Have there been any actual examples of a hero being rewarded with the hand of a princess in marriage?
Particularly one who wouldn't already be in a position (socially speaking) to marry said princess even without the supposed heroism.
Does it count if he crushed his enemies, saw them driven before him, and heard the tears and lamentations of their women?
>>2766156
ilya muromets
It almost definitely happened throughout history that the occasional princess would marry a soldier or the occasional prince would marry a peasant girl. Whether these people are "heroes" in a mythological sense is up to debate but we certainly have fables about it.
>>2767089
>that the occasional princess would marry a soldier
A warlord, maybe, but seeing as for most of history in most of the world women were property and wedding them was usually an investment, I can't see any good reason a princess would marry a common soldier.
Marriages of convenience were common.
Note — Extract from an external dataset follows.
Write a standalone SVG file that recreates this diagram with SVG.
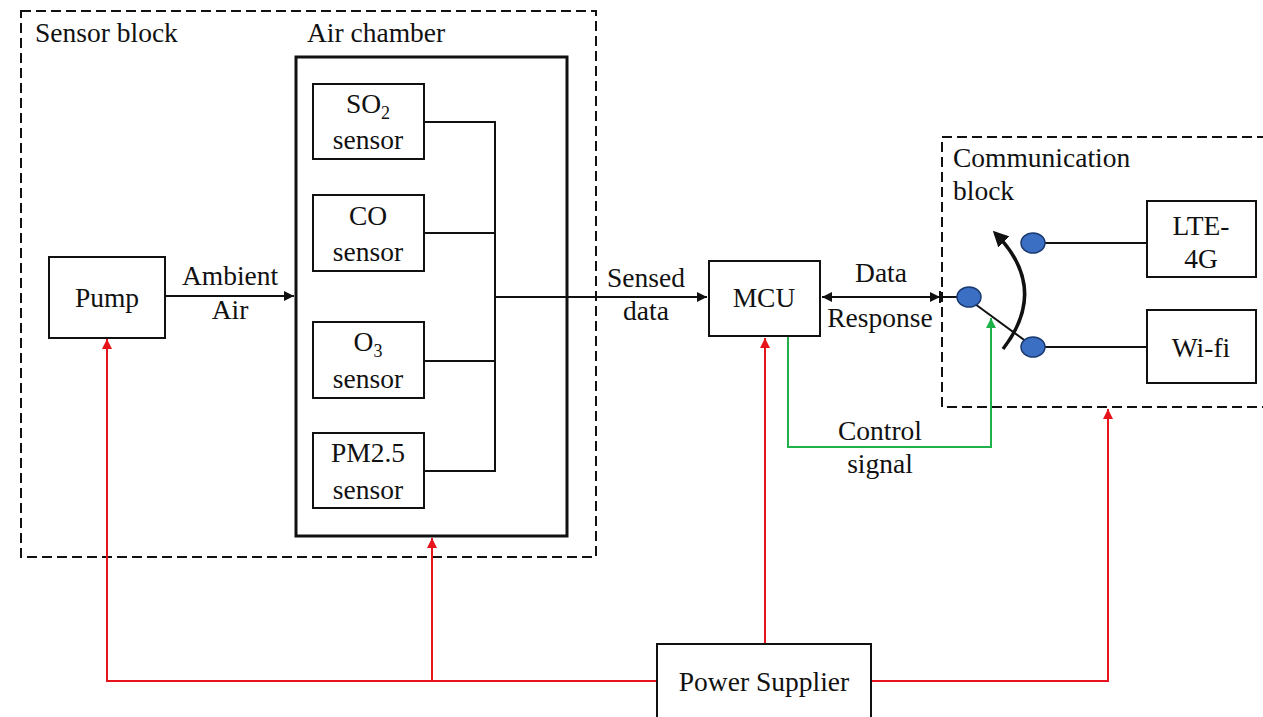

Some upstart rises in power but lacks noble status. Someone of noble birth is declining in power and so marries his daughter off to this mercenary to form an alliance that will help him.
A group of French nobles (two Raymonds and a Henry) from Burgundy who went to the aid of King Alfonso the Brave against the Almoravids during the Reconquista ended up marrying the King's three daughters.
There weren't exactly rank and file though, Henry was the son of a duke and a scion of a Capetian cadet branch, one Raymond was the son of a count, and the other was a count himself.